Agent
Tools
Tools let an agent take action outside the conversation. They connect the agent to SaaS integrations, MCP servers, and custom functions so it can read data, update systems, and run controlled operations.
How to use tools
- 01Open the agent's Tools area.
- 02Connect an integration, MCP server, or custom function.
- 03Test the tool with a low-risk input before using it in production.
Types of tools
Tools come in three shapes. Start with the most managed option that gives the agent the right access, then move toward more custom options when the task needs specialized behavior.

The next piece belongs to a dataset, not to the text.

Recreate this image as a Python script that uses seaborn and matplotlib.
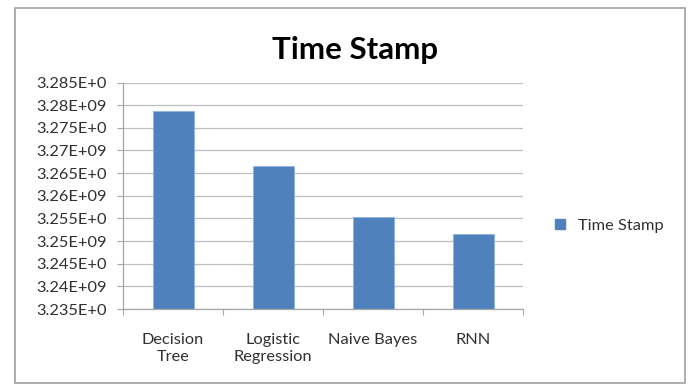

| Type | Why it is useful | Examples |
|---|---|---|
| Integrations | Managed OAuth connectors for common apps. Use them when the agent needs broad access to a supported product with less setup and credential handling. | Gmail, Google Calendar, Slack, Linear, Notion, Salesforce |
| MCP servers | Bring-your-own tool servers and data sources. Use them when the agent needs specialized, structured access to a system or process that a generic integration does not cover well. | Internal databases, product APIs, code search, analytics, custom company systems |
| Functions | Custom scripts with a name, description, parameter schema, and implementation. Use them when no integration or MCP server exists, or when the agent should call a repeatable set of deterministic steps. | Normalize CSVs, score leads, create a report, call an internal endpoint, transform a file |
What tools are for
A tool gives the agent a specific capability it would not have from conversation alone. The tool should be narrow enough that the agent knows when to use it, but useful enough to remove manual work from the task.

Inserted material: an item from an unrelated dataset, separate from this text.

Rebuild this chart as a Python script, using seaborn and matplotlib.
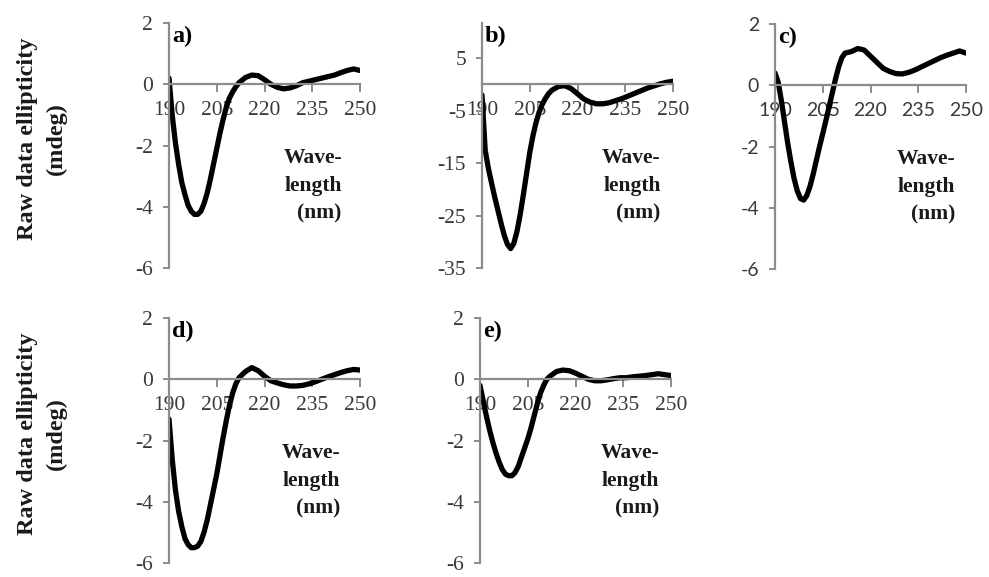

| Example | What the agent can do | Tool type |
|---|---|---|
| Gmail access | Search email threads, summarize customer context, draft replies, or find missing details before a meeting. | Integration |
| Calendar access | Check availability, inspect upcoming meetings, or prepare context for a scheduled call. | Integration |
| Support or CRM access | Look up accounts, tickets, notes, renewals, or escalation history before answering. | Integration or MCP server |
| Internal knowledge API | Query proprietary systems and return structured records the agent can reason over. | MCP server |
| Deterministic data transform | Run the same parsing, scoring, formatting, or file transformation steps every time. | Function |
- Use tools when the agent needs current information, authenticated access, or a reliable action path.
- Keep sensitive writes behind clear instructions, review steps, or confirmation requirements.
- Prefer MCP servers for specialized processes where tool names, schemas, and returned data need to be precise.
Best practices
- Give every tool a clear name and description so the model knows when to call it.
- Use integrations for broad OAuth access and MCP servers for specialized systems or precise data shapes.
- Keep functions narrow, typed, and deterministic; broad functions are harder to use safely.
- Store credentials as agent secrets instead of hard-coding them in function code.
- Test tools with low-risk inputs before using them in production work.
- Remove tools the agent does not need.